Given request: Print all of the lines exactly. Any picture among them stays out.
==================================================
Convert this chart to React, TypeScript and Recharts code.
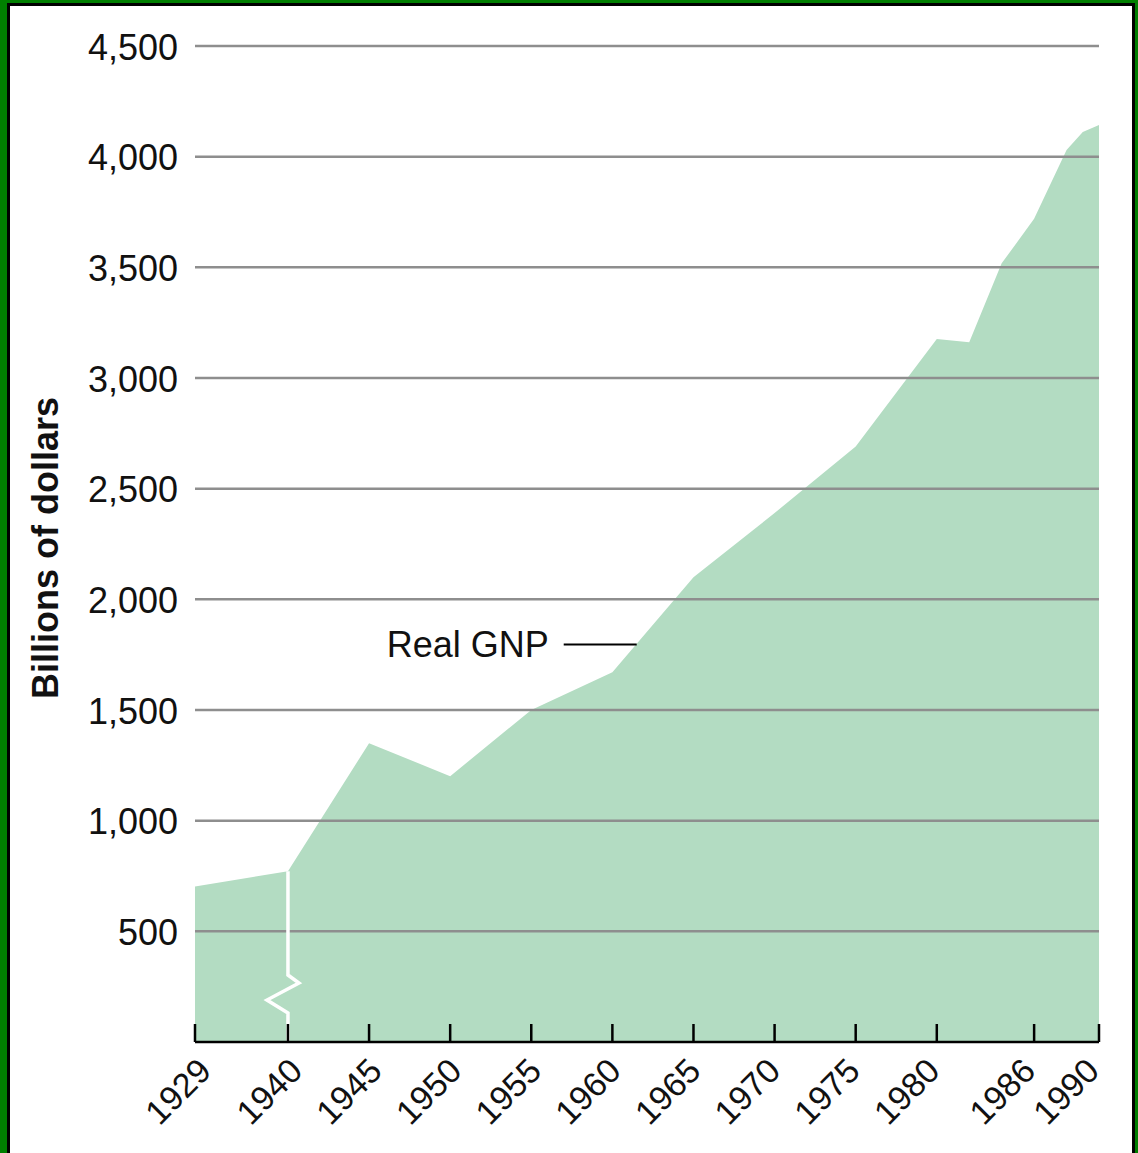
import React from "react";
import {
  AreaChart,
  Area,
  XAxis,
  YAxis,
  ReferenceLine,
  Label,
} from "recharts";

// Real GNP, billions of dollars
const years = [1929, 1940, 1945, 1950, 1955, 1960, 1965, 1970, 1975, 1980, 1982, 1984, 1986, 1988, 1989, 1990];
const gnp = [703, 771, 1350, 1201, 1500, 1671, 2100, 2390, 2690, 3176, 3162, 3518, 3719, 4030, 4111, 4143];

const tickYears = [1929, 1940, 1945, 1950, 1955, 1960, 1965, 1970, 1975, 1980, 1986, 1990];
const valueTicks = [500, 1000, 1500, 2000, 2500, 3000, 3500, 4000, 4500];

// the axis is broken at 1940: the years before it are squeezed together
const BREAK_YEAR = 1940;
const PRE_BREAK_SCALE = 0.521;
const axisPos = (year: number) =>
  year < BREAK_YEAR ? BREAK_YEAR - (BREAK_YEAR - year) * PRE_BREAK_SCALE : year;

const chartData = years.map((year, i) => ({ pos: axisPos(year), gnp: gnp[i] }));
const breakValue = gnp[years.indexOf(BREAK_YEAR)];

const FONT = '"Liberation Sans", Arial, Helvetica, sans-serif';
const AREA_COLOR = "#b3dcc2";
const GRID_COLOR = "#8e8e8e";

const yearForPos = (pos: number) => {
  const found = tickYears.find((y) => Math.abs(axisPos(y) - pos) < 0.01);
  return found !== undefined ? found : Math.round(pos);
};

const XTick = (props: any) => {
  const { x, y, payload } = props;
  const drift = 18 - ((x - 195) * 16) / 904;
  return (
    <g>
      <line x1={x} x2={x} y1={y} y2={y - 18} stroke="#000" strokeWidth={2.5} />
      <text
        transform={`translate(${x + drift},${y + 31}) rotate(-45)`}
        textAnchor="end"
        fontFamily={FONT}
        fontSize={34}
        fill="#111"
      >
        {yearForPos(payload.value)}
      </text>
    </g>
  );
};

const YTick = (props: any) => {
  const { x, y, payload } = props;
  return (
    <text x={x} y={y} dy="0.38em" textAnchor="end" fontFamily={FONT} fontSize={36} fill="#111">
      {payload.value.toLocaleString("en-US")}
    </text>
  );
};

// white zig-zag marking the axis break
const BreakMark = (props: any) => {
  const { x1, y1, y2 } = props;
  const d = `M${x1},${y1} L${x1},${y2 - 67} L${x1 + 11},${y2 - 59} L${x1 - 21},${y2 - 42} L${x1},${y2 - 29} L${x1},${y2}`;
  return <path d={d} fill="none" stroke="#fff" strokeWidth={3.5} strokeLinejoin="miter" />;
};

const YTitle = () => (
  <text
    transform="translate(45,548) rotate(-90)"
    dy="0.355em"
    textAnchor="middle"
    fontFamily={FONT}
    fontSize={36}
    fontWeight="bold"
    fill="#111"
  >
    Billions of dollars
  </text>
);

export default function App() {
  return (
    <div
      style={{
        position: "absolute",
        left: 0,
        top: 0,
        width: 1138,
        height: 1153,
        background: "#007f00",
        overflow: "hidden",
      }}
    >
      <div
        style={{
          position: "absolute",
          left: 7,
          top: 3,
          width: 1128,
          height: 1200,
          background: "#fff",
          border: "3px solid #000",
          boxSizing: "border-box",
        }}
      />
      <div style={{ position: "absolute", left: 0, top: 0 }}>
        <AreaChart
          width={1138}
          height={1153}
          data={chartData}
          margin={{ top: 46, right: 39, bottom: 81, left: 0 }}
        >
          <Area
            type="linear"
            dataKey="gnp"
            stroke="none"
            fill={AREA_COLOR}
            fillOpacity={1}
            isAnimationActive={false}
          />
          {valueTicks.map((v) => (
            <ReferenceLine key={v} y={v} stroke={GRID_COLOR} strokeWidth={2.5} />
          ))}
          <ReferenceLine
            segment={[
              { x: BREAK_YEAR, y: breakValue },
              { x: BREAK_YEAR, y: 0 },
            ]}
            shape={BreakMark}
          />
          <ReferenceLine
            segment={[
              { x: 1957, y: 1796 },
              { x: 1961.5, y: 1796 },
            ]}
            stroke="#000"
            strokeWidth={2}
          >
            <Label
              value="Real GNP"
              position="left"
              offset={15}
              fontFamily={FONT}
              fontSize={36}
              fill="#111"
            />
          </ReferenceLine>
          <XAxis
            dataKey="pos"
            type="number"
            domain={[axisPos(1929), 1990]}
            ticks={tickYears.map(axisPos)}
            interval={0}
            height={30}
            tickSize={0}
            tickMargin={0}
            tickLine={false}
            axisLine={{ stroke: "#000", strokeWidth: 2.5 }}
            tick={<XTick />}
          />
          <YAxis
            type="number"
            domain={[0, 4500]}
            ticks={valueTicks}
            interval={0}
            width={195}
            tickSize={0}
            tickMargin={17}
            tickLine={false}
            axisLine={false}
            tick={<YTick />}
            label={{ content: <YTitle /> }}
          />
        </AreaChart>
      </div>
    </div>
  );
}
==================================================
Answer to this problem:
Convert this chart to React, TypeScript and Recharts code.
import React from "react";
import {
  AreaChart,
  Area,
  XAxis,
  YAxis,
  ReferenceLine,
  Label,
} from "recharts";

// Real GNP, billions of dollars
const years = [1929, 1940, 1945, 1950, 1955, 1960, 1965, 1970, 1975, 1980, 1982, 1984, 1986, 1988, 1989, 1990];
const gnp = [703, 771, 1350, 1201, 1500, 1671, 2100, 2390, 2690, 3176, 3162, 3518, 3719, 4030, 4111, 4143];

const tickYears = [1929, 1940, 1945, 1950, 1955, 1960, 1965, 1970, 1975, 1980, 1986, 1990];
const valueTicks = [500, 1000, 1500, 2000, 2500, 3000, 3500, 4000, 4500];

// the axis is broken at 1940: the years before it are squeezed together
const BREAK_YEAR = 1940;
const PRE_BREAK_SCALE = 0.521;
const axisPos = (year: number) =>
  year < BREAK_YEAR ? BREAK_YEAR - (BREAK_YEAR - year) * PRE_BREAK_SCALE : year;

const chartData = years.map((year, i) => ({ pos: axisPos(year), gnp: gnp[i] }));
const breakValue = gnp[years.indexOf(BREAK_YEAR)];

const FONT = '"Liberation Sans", Arial, Helvetica, sans-serif';
const AREA_COLOR = "#b3dcc2";
const GRID_COLOR = "#8e8e8e";

const yearForPos = (pos: number) => {
  const found = tickYears.find((y) => Math.abs(axisPos(y) - pos) < 0.01);
  return found !== undefined ? found : Math.round(pos);
};

const XTick = (props: any) => {
  const { x, y, payload } = props;
  const drift = 18 - ((x - 195) * 16) / 904;
  return (
    <g>
      <line x1={x} x2={x} y1={y} y2={y - 18} stroke="#000" strokeWidth={2.5} />
      <text
        transform={`translate(${x + drift},${y + 31}) rotate(-45)`}
        textAnchor="end"
        fontFamily={FONT}
        fontSize={34}
        fill="#111"
      >
        {yearForPos(payload.value)}
      </text>
    </g>
  );
};

const YTick = (props: any) => {
  const { x, y, payload } = props;
  return (
    <text x={x} y={y} dy="0.38em" textAnchor="end" fontFamily={FONT} fontSize={36} fill="#111">
      {payload.value.toLocaleString("en-US")}
    </text>
  );
};

// white zig-zag marking the axis break
const BreakMark = (props: any) => {
  const { x1, y1, y2 } = props;
  const d = `M${x1},${y1} L${x1},${y2 - 67} L${x1 + 11},${y2 - 59} L${x1 - 21},${y2 - 42} L${x1},${y2 - 29} L${x1},${y2}`;
  return <path d={d} fill="none" stroke="#fff" strokeWidth={3.5} strokeLinejoin="miter" />;
};

const YTitle = () => (
  <text
    transform="translate(45,548) rotate(-90)"
    dy="0.355em"
    textAnchor="middle"
    fontFamily={FONT}
    fontSize={36}
    fontWeight="bold"
    fill="#111"
  >
    Billions of dollars
  </text>
);

export default function App() {
  return (
    <div
      style={{
        position: "absolute",
        left: 0,
        top: 0,
        width: 1138,
        height: 1153,
        background: "#007f00",
        overflow: "hidden",
      }}
    >
      <div
        style={{
          position: "absolute",
          left: 7,
          top: 3,
          width: 1128,
          height: 1200,
          background: "#fff",
          border: "3px solid #000",
          boxSizing: "border-box",
        }}
      />
      <div style={{ position: "absolute", left: 0, top: 0 }}>
        <AreaChart
          width={1138}
          height={1153}
          data={chartData}
          margin={{ top: 46, right: 39, bottom: 81, left: 0 }}
        >
          <Area
            type="linear"
            dataKey="gnp"
            stroke="none"
            fill={AREA_COLOR}
            fillOpacity={1}
            isAnimationActive={false}
          />
          {valueTicks.map((v) => (
            <ReferenceLine key={v} y={v} stroke={GRID_COLOR} strokeWidth={2.5} />
          ))}
          <ReferenceLine
            segment={[
              { x: BREAK_YEAR, y: breakValue },
              { x: BREAK_YEAR, y: 0 },
            ]}
            shape={BreakMark}
          />
          <ReferenceLine
            segment={[
              { x: 1957, y: 1796 },
              { x: 1961.5, y: 1796 },
            ]}
            stroke="#000"
            strokeWidth={2}
          >
            <Label
              value="Real GNP"
              position="left"
              offset={15}
              fontFamily={FONT}
              fontSize={36}
              fill="#111"
            />
          </ReferenceLine>
          <XAxis
            dataKey="pos"
            type="number"
            domain={[axisPos(1929), 1990]}
            ticks={tickYears.map(axisPos)}
            interval={0}
            height={30}
            tickSize={0}
            tickMargin={0}
            tickLine={false}
            axisLine={{ stroke: "#000", strokeWidth: 2.5 }}
            tick={<XTick />}
          />
          <YAxis
            type="number"
            domain={[0, 4500]}
            ticks={valueTicks}
            interval={0}
            width={195}
            tickSize={0}
            tickMargin={17}
            tickLine={false}
            axisLine={false}
            tick={<YTick />}
            label={{ content: <YTitle /> }}
          />
        </AreaChart>
      </div>
    </div>
  );
}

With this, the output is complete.